GAYS MILLS - It was 1946. That was the year my Dad, Ryland Gibbs, bought the IGA (Independent Grocers’ Association) store in Gays Mills.
Dad had attended the University of Wisconsin at Madison for three years as a business major. He then joined the Army Air Force and served most of his hitch at Truax Field in Madison.
Eventually, he was sent to Europe and got to England just in time for V-E Day. Then, he was on a ship headed for the Pacific Theater when Japan surrendered. I used to tell him that they heard he was coming and decided to put up the white flag.
He was mustered out of the service in California after the war and was anxious to get into some kind of business back in Wisconsin. He looked at a store in Readstown and heard, on the way back to Barnum, that the Gays Mills store was for sale. And, very soon, he was the proprietor of Gibbs IGA.
There were two grocery stores in Gays Mills at the time, the IGA and Haggerty’s. The town was enjoying some kind of an economic and cultural peak at the time and offered a bustling market-town atmosphere to residents from a wide area.
When people went to town, they could find most of what they needed right in Gays Mills: groceries, a drug store, doctors, used cars, farm machinery, lumber and hardware, appliances, a locker plant, clothing, restaurants, taverns and a movie theater. Especially on weekends, it was hard to find a place to park in our picturesque river town.
The picture above shows Dad at the cash register helping two housewives check out with their purchases. Sheeny Halverson, the meat man, watches. The store looks pretty simple by today’s standards. Plain shelves stocked with the basics, a meat locker and counter toward the back, one place to check out. But it was a hub of activity, as Dad strove to attract and serve his customers. His slogan was ‘Gather at Gibbs’ and Dad was a busy man.
Some of my earliest childhood memories are of the store. It was only two blocks from home and I wasn’t old enough to be in school, so I gravitated to Gibbs IGA. Dad involved me as much as he could. I clearly remember him showing me how to take potatoes from a 50- or 100-pound burlap bag and put them into paper sacks “up to this level,” making a mark on the paper.

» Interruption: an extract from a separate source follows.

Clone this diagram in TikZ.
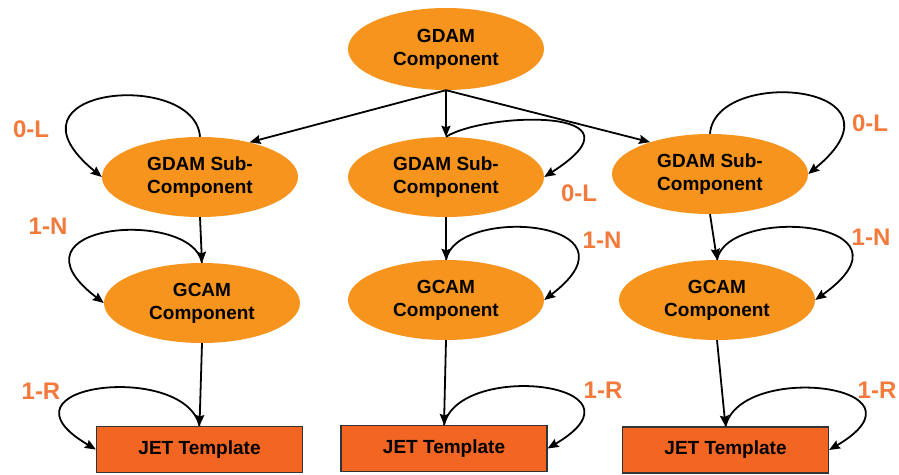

I got to sprinkle the sweeping compound on the floor sometimes. I can still see and smell that magic pink, oily-damp, material as it went onto the floor. And, I can see screen door with the Sunbeam Bread logo on it as you entered the store.
The store seemed much bigger to me at the time than it appears in the photo, but I was much smaller then. There was always a rush on Friday and Saturday nights when the ‘show’ got out, across the street at the Kickapoo Theater. Dad stayed open until that rush was over and the store really buzzed with people.
Of course, the store was closed on Sundays, so people were stocking up as long as they were in town.
Dad sold the store to Herb Watson in 1951. We moved to California, where Dad bought a variety store; he still had that entrepreneurial bent. Watson ran the Watson’s IGA for several years and then sold it to Carl Zimpel. In the meantime the location of the store had changed to a bigger and more modern location across the street, where the International Harvester dealer had been located. Sherman Mickelson bought the store from Zimpel and, after the flood of 2008, relocated the store to its new site, high and dry, north of town.
I feel an affinity to The Marketplace, the establishment that Mickelson’s Market and Meats evolved into after the move.That store and I go way back.